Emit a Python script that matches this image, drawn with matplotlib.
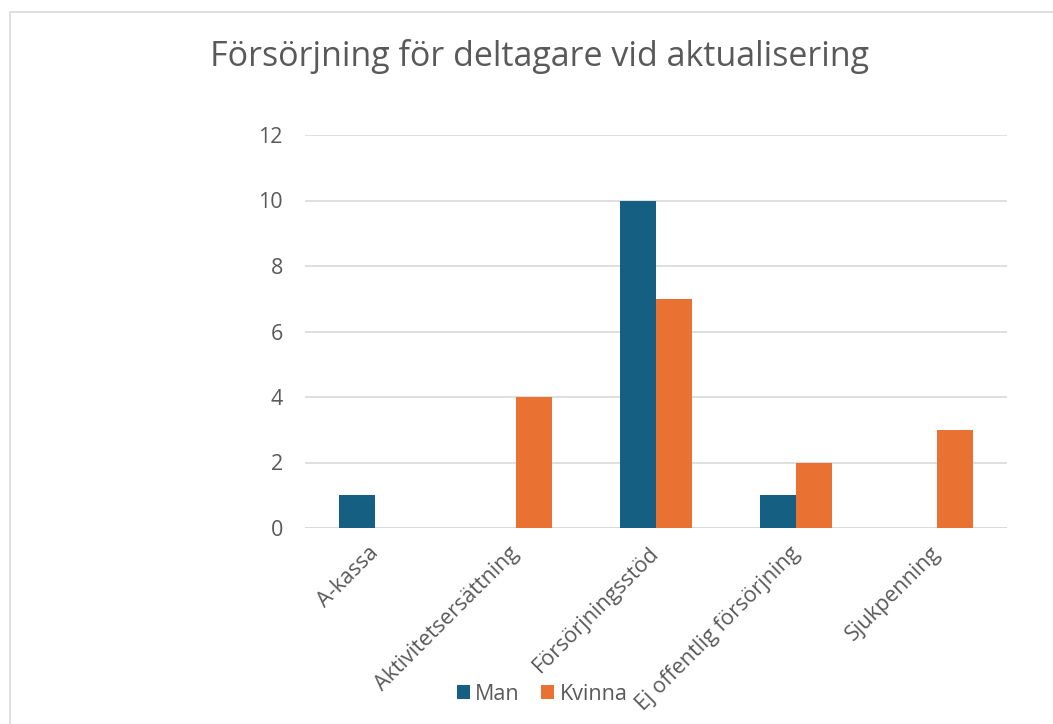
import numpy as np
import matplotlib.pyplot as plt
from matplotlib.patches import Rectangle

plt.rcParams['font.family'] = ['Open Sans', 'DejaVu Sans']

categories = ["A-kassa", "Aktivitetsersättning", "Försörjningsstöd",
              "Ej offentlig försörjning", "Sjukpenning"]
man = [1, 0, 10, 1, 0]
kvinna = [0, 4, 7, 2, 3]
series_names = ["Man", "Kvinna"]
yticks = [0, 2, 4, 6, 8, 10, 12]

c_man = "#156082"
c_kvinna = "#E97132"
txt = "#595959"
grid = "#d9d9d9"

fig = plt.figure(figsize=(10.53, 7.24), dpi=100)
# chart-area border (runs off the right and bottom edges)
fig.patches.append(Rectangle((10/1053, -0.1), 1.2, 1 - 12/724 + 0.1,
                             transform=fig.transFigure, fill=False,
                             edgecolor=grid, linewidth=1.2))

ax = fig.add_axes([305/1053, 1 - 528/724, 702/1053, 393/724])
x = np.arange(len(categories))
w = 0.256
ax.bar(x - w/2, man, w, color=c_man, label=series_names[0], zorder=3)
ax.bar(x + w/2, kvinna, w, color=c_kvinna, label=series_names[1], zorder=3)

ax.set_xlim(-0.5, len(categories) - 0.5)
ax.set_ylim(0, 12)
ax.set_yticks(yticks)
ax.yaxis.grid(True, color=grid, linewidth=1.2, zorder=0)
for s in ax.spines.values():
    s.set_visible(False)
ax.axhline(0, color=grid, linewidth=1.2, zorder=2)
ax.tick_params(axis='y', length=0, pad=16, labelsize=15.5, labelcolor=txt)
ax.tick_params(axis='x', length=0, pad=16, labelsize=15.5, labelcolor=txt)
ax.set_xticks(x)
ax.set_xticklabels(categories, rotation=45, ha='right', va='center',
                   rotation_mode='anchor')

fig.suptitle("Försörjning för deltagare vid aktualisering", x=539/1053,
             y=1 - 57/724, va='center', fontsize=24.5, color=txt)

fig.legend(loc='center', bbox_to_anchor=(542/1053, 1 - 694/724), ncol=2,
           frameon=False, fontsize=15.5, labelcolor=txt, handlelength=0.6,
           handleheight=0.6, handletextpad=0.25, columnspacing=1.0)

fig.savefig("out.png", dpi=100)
======
> TASK PROMPT:
Return the material line for line, from its beginning to the line that contains "plt.rcParams['font.family'] = ['Open", with the pictures left out.

> CORRECT OUTPUT:
Emit a Python script that matches this image, drawn with matplotlib.
import numpy as np
import matplotlib.pyplot as plt
from matplotlib.patches import Rectangle

plt.rcParams['font.family'] = ['Open Sans', 'DejaVu Sans']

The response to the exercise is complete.